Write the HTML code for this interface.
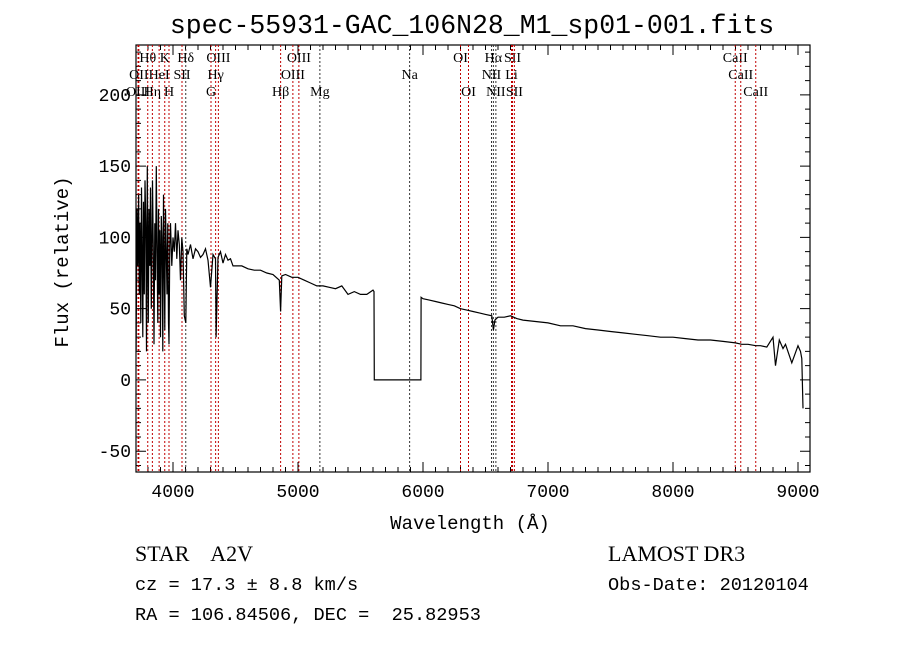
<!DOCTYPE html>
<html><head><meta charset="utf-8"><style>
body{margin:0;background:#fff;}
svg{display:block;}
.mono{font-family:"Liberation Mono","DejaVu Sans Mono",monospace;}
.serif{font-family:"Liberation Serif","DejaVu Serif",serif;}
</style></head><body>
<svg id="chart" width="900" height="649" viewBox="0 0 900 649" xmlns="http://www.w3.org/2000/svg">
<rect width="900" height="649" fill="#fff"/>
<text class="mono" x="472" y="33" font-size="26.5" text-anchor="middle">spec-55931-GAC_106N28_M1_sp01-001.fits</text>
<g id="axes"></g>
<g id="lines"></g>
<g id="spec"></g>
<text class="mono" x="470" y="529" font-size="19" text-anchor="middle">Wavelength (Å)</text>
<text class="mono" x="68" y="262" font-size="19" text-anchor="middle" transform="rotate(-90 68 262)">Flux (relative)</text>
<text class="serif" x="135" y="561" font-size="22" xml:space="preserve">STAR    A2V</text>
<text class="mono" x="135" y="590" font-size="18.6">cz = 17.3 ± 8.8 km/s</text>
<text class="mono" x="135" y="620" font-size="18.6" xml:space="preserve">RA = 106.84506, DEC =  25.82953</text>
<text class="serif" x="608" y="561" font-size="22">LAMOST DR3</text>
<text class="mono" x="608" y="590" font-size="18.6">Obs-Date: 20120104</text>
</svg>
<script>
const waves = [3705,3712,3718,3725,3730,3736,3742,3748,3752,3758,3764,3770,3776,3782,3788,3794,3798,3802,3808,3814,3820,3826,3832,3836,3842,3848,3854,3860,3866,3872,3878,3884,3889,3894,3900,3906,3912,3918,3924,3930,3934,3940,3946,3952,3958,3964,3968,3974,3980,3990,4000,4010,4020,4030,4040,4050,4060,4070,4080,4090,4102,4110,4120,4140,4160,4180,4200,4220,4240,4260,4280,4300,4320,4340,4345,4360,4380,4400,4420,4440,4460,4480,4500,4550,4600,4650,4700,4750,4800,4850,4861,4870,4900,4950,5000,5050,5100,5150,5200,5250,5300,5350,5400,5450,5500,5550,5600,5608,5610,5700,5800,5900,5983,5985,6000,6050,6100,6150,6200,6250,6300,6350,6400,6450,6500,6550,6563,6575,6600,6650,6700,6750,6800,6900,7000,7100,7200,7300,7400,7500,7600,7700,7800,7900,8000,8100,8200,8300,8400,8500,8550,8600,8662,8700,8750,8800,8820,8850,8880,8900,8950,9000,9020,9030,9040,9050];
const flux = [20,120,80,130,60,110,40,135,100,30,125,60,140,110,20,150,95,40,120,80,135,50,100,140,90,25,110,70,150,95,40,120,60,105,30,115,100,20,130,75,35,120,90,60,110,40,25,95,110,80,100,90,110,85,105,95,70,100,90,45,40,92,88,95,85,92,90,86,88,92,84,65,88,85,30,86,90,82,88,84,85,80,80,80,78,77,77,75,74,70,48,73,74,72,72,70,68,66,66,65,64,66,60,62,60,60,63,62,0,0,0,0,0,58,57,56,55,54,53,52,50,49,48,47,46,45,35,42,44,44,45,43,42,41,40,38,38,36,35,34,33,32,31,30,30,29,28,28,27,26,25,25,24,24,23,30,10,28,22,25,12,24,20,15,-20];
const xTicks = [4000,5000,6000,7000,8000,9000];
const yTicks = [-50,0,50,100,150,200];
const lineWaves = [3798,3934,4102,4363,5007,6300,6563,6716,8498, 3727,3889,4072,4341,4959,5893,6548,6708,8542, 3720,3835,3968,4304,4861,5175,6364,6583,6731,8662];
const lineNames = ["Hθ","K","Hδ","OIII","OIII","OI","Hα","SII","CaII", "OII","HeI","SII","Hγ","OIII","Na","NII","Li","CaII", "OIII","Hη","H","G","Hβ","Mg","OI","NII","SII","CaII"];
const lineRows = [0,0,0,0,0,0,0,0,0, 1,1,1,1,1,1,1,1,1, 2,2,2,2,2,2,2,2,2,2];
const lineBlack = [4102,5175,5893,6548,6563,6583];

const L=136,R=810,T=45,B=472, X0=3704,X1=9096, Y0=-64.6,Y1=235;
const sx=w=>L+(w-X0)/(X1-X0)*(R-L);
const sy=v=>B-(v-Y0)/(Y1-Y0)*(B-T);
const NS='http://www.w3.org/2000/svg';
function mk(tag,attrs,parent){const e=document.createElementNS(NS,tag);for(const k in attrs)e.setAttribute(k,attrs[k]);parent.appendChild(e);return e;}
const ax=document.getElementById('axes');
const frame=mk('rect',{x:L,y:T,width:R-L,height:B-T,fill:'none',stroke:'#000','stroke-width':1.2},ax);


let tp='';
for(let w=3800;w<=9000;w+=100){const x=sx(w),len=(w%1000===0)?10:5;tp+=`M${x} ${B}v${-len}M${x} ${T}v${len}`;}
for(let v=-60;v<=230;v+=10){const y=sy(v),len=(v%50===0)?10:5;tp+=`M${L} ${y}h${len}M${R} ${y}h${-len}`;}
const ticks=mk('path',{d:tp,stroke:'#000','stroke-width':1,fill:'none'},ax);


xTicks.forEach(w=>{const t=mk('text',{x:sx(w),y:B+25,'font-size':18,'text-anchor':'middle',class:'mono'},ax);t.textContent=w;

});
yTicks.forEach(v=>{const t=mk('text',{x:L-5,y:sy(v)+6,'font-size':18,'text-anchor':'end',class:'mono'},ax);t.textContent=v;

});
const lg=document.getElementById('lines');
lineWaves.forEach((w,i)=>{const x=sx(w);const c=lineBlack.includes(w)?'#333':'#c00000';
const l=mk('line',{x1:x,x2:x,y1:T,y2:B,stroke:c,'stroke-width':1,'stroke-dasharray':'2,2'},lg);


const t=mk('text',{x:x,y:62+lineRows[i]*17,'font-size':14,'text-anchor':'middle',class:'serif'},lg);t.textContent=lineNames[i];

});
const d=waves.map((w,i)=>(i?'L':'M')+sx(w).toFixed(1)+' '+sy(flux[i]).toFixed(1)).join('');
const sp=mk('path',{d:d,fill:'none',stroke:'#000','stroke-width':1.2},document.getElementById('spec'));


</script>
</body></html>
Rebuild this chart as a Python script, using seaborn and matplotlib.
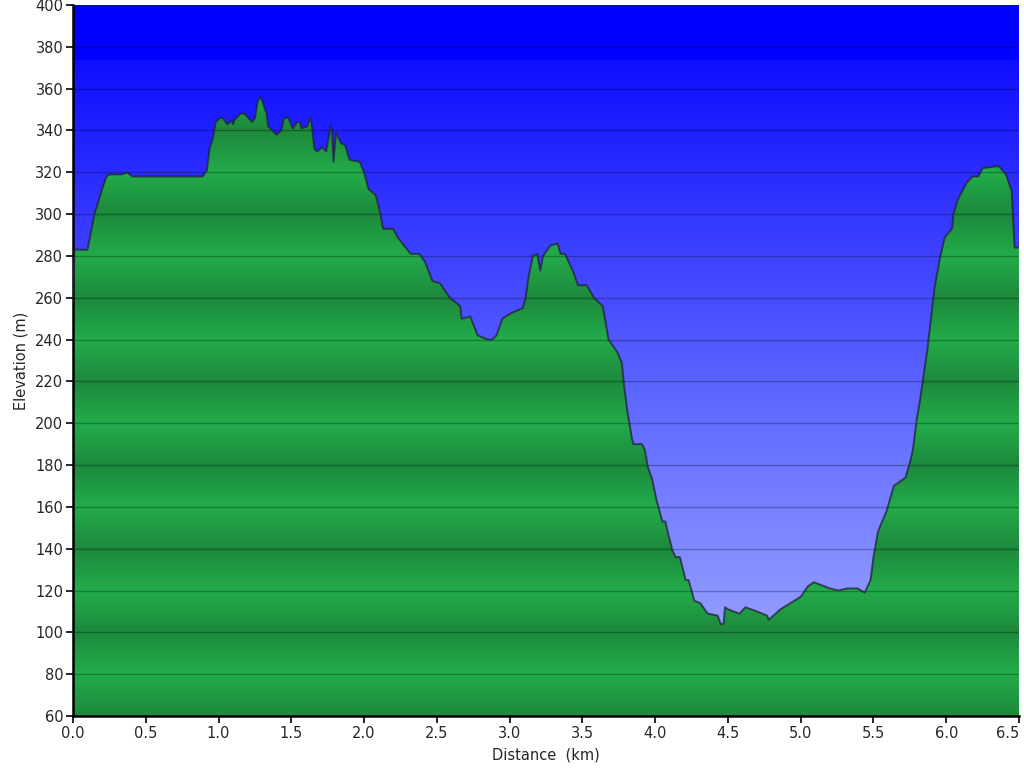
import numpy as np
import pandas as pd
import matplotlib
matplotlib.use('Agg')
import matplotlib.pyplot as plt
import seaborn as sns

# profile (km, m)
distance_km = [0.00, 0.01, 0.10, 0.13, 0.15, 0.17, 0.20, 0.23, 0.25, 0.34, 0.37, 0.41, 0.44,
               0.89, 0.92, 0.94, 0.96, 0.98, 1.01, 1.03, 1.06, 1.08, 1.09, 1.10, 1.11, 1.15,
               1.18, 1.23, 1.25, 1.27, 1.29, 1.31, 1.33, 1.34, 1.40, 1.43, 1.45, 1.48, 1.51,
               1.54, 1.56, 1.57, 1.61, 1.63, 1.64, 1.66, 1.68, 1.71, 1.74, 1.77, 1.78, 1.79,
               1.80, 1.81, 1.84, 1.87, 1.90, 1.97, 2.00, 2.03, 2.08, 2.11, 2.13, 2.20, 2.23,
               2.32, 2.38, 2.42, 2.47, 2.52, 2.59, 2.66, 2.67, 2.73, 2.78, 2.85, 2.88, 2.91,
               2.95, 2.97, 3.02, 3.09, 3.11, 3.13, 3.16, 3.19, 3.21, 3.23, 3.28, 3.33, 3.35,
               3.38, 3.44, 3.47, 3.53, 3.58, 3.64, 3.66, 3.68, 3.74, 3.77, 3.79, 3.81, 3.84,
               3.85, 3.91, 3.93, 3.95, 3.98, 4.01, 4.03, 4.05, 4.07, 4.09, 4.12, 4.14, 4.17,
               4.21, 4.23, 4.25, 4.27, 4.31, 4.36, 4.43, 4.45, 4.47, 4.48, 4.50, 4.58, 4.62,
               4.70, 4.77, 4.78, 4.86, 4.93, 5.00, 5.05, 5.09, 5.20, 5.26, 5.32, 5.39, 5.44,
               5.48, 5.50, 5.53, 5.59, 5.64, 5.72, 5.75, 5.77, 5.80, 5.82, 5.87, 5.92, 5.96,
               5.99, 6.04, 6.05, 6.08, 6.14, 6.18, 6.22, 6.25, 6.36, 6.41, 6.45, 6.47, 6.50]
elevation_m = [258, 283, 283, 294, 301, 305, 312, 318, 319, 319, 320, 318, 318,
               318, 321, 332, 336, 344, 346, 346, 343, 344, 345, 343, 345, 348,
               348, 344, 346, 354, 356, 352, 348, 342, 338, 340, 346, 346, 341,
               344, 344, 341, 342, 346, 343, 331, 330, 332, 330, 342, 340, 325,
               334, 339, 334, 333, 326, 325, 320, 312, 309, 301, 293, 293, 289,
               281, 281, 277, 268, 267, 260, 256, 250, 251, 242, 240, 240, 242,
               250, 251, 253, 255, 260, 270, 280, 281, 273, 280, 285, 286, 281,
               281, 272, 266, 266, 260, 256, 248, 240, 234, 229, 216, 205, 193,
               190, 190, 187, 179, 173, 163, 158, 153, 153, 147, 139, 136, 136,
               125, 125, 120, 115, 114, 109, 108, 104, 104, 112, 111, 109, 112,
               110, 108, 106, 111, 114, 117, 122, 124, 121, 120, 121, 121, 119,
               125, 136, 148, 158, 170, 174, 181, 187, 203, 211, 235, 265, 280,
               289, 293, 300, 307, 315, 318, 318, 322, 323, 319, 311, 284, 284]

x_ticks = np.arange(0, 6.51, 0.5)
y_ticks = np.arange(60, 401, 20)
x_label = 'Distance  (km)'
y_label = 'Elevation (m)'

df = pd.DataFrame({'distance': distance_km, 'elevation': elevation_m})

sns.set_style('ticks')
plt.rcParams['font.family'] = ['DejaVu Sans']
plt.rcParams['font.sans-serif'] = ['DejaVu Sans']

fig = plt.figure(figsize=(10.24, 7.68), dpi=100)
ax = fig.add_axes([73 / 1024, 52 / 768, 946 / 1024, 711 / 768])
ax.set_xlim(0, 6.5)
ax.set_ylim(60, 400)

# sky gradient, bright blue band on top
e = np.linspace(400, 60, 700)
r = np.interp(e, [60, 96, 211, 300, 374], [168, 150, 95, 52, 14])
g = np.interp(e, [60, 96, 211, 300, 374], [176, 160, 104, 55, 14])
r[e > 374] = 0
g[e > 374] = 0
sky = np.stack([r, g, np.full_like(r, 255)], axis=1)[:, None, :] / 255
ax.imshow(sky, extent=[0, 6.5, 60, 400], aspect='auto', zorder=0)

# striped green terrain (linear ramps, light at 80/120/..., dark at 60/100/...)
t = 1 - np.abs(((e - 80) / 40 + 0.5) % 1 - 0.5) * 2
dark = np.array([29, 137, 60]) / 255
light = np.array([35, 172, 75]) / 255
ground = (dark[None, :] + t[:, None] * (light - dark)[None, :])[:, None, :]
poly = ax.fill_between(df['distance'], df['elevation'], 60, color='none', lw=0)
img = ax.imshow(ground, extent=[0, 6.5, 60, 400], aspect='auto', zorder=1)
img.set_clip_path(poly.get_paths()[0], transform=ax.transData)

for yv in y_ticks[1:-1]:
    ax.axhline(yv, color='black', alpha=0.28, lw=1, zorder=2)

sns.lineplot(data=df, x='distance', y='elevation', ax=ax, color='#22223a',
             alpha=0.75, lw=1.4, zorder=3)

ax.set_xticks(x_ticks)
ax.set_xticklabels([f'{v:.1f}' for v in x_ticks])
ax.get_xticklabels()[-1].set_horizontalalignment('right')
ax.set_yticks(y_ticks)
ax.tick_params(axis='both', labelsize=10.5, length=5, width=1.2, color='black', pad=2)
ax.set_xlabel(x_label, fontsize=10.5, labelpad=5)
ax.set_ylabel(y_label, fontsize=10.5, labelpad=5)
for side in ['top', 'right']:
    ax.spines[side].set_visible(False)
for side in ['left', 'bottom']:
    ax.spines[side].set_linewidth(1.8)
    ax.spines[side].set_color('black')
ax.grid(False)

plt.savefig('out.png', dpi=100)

::::::::

> **EXERCISE INSTRUCTIONS**: Nothing but the lines from the one containing "Rebuild this chart" through the one containing "import seaborn as sns" should be written out, exactly and with both ends. Pictures are left out.

> **RESULT BELOW**:
Rebuild this chart as a Python script, using seaborn and matplotlib.
import numpy as np
import pandas as pd
import matplotlib
matplotlib.use('Agg')
import matplotlib.pyplot as plt
import seaborn as sns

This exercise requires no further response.